__What you need to do__
Repeat the lines of the data that follow, please, starting at the first and stopping after the one with "2.56, 2.6, 2.6];".
____
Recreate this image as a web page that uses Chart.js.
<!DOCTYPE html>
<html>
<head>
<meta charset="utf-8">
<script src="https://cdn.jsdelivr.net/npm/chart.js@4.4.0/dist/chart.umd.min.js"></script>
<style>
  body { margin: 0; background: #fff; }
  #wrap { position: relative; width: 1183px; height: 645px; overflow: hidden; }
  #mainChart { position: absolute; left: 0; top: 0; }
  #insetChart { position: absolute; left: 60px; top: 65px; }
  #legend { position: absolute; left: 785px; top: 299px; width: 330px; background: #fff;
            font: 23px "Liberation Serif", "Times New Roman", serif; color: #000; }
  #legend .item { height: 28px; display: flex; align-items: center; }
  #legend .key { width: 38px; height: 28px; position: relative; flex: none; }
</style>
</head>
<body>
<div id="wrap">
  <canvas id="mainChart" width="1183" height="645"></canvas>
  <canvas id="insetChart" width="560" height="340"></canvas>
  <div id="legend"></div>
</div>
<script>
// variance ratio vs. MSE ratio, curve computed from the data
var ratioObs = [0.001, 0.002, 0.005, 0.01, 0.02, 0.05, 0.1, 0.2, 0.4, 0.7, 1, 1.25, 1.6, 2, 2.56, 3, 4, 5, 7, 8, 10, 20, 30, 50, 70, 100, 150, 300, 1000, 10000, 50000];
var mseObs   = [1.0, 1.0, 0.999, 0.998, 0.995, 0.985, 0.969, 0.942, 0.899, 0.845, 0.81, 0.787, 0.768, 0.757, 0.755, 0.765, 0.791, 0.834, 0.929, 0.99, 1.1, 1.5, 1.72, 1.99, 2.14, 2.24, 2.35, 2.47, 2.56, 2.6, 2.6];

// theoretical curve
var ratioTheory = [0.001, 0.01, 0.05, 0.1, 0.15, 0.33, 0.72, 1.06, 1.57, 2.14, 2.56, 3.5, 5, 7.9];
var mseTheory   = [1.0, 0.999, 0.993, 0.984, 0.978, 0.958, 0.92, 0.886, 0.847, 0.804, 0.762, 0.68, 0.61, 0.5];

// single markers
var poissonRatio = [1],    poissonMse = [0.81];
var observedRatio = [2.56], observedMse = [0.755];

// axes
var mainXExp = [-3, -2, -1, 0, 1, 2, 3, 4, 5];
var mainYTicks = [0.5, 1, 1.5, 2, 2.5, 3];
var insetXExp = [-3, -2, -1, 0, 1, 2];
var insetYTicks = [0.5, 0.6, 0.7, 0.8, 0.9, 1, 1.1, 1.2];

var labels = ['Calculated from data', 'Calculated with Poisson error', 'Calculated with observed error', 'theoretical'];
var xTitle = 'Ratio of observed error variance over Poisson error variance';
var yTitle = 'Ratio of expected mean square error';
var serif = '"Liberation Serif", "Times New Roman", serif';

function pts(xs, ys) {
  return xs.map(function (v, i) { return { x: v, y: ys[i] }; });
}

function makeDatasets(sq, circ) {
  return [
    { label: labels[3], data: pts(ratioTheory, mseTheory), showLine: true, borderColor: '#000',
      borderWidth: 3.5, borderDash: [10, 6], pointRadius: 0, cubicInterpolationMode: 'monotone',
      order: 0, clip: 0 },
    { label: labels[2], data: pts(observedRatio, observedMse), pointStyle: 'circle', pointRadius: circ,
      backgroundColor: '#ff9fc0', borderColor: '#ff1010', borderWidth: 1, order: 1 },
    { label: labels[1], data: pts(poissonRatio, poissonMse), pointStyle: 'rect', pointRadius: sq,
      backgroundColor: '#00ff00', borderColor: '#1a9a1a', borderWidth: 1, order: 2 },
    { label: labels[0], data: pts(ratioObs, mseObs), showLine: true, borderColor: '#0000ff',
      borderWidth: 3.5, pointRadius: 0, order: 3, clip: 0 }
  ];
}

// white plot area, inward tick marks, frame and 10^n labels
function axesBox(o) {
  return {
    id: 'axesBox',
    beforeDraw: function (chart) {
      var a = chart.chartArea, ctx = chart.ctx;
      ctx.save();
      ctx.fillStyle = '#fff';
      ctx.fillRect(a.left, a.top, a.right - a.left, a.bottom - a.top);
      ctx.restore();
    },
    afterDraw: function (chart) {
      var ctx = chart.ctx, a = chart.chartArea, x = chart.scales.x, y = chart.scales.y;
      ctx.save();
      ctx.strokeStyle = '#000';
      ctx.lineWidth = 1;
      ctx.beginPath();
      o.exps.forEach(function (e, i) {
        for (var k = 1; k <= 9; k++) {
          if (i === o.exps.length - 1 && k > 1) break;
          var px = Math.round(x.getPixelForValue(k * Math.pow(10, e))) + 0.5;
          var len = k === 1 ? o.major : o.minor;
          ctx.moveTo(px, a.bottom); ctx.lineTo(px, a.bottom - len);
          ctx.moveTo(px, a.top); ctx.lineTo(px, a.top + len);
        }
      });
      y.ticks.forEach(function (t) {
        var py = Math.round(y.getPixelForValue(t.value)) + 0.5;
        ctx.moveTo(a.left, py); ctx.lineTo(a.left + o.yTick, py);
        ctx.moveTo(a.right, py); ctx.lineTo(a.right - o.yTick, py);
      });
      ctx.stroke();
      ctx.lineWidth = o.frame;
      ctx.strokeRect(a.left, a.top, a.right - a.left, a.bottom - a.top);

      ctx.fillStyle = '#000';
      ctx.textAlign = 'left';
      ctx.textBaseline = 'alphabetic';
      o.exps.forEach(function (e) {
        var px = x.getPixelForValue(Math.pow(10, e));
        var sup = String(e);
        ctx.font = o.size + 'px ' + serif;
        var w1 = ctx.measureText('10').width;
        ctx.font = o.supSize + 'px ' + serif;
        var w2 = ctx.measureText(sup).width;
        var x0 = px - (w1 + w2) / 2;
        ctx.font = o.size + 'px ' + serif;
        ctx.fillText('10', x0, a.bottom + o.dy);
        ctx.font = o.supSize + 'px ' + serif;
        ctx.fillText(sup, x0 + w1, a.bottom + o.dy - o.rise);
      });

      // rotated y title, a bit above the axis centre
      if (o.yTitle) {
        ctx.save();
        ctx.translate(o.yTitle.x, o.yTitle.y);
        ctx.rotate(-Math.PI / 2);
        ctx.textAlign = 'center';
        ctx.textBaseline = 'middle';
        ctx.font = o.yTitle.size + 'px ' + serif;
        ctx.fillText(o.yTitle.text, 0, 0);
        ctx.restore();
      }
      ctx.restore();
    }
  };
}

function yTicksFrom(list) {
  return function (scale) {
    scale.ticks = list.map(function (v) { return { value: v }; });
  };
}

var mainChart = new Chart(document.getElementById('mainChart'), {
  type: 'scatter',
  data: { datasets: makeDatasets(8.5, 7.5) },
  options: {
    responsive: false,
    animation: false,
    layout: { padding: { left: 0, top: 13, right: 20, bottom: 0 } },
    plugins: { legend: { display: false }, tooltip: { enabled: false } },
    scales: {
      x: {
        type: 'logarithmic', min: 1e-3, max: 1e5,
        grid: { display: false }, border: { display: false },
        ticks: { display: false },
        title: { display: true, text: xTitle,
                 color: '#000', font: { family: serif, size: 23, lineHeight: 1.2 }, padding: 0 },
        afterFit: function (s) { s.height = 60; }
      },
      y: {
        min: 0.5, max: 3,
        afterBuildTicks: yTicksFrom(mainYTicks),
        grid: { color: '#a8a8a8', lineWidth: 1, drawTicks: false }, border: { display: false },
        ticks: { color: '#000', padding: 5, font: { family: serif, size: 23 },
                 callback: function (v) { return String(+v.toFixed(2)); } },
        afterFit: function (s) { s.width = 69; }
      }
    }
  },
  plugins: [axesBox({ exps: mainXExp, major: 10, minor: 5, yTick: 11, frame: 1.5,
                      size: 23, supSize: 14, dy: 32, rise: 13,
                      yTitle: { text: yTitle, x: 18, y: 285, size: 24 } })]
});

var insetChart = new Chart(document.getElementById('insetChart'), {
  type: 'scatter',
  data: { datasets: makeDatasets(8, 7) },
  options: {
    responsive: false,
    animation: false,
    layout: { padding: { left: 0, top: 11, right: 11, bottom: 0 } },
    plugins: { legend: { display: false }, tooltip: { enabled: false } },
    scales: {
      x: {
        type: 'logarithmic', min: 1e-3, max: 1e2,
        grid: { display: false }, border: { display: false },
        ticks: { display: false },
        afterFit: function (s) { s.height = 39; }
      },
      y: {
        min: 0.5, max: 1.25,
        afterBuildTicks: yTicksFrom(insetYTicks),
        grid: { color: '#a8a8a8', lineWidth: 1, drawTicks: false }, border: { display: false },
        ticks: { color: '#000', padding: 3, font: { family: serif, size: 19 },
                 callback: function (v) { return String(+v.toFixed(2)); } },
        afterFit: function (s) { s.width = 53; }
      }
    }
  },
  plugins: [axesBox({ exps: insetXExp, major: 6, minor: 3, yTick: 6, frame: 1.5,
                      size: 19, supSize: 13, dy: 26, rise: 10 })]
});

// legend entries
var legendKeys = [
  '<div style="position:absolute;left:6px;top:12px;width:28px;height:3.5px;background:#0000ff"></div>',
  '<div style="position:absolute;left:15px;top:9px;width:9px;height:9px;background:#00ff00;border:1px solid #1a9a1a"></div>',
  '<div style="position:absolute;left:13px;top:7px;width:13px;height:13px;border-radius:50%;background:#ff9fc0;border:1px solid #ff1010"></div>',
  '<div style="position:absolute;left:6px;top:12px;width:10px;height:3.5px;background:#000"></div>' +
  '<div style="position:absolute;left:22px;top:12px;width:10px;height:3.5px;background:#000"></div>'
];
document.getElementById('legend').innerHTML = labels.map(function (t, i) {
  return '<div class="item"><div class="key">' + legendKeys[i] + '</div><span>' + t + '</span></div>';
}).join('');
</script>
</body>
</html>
____
__Correct answer__
Recreate this image as a web page that uses Chart.js.
<!DOCTYPE html>
<html>
<head>
<meta charset="utf-8">
<script src="https://cdn.jsdelivr.net/npm/chart.js@4.4.0/dist/chart.umd.min.js"></script>
<style>
  body { margin: 0; background: #fff; }
  #wrap { position: relative; width: 1183px; height: 645px; overflow: hidden; }
  #mainChart { position: absolute; left: 0; top: 0; }
  #insetChart { position: absolute; left: 60px; top: 65px; }
  #legend { position: absolute; left: 785px; top: 299px; width: 330px; background: #fff;
            font: 23px "Liberation Serif", "Times New Roman", serif; color: #000; }
  #legend .item { height: 28px; display: flex; align-items: center; }
  #legend .key { width: 38px; height: 28px; position: relative; flex: none; }
</style>
</head>
<body>
<div id="wrap">
  <canvas id="mainChart" width="1183" height="645"></canvas>
  <canvas id="insetChart" width="560" height="340"></canvas>
  <div id="legend"></div>
</div>
<script>
// variance ratio vs. MSE ratio, curve computed from the data
var ratioObs = [0.001, 0.002, 0.005, 0.01, 0.02, 0.05, 0.1, 0.2, 0.4, 0.7, 1, 1.25, 1.6, 2, 2.56, 3, 4, 5, 7, 8, 10, 20, 30, 50, 70, 100, 150, 300, 1000, 10000, 50000];
var mseObs   = [1.0, 1.0, 0.999, 0.998, 0.995, 0.985, 0.969, 0.942, 0.899, 0.845, 0.81, 0.787, 0.768, 0.757, 0.755, 0.765, 0.791, 0.834, 0.929, 0.99, 1.1, 1.5, 1.72, 1.99, 2.14, 2.24, 2.35, 2.47, 2.56, 2.6, 2.6];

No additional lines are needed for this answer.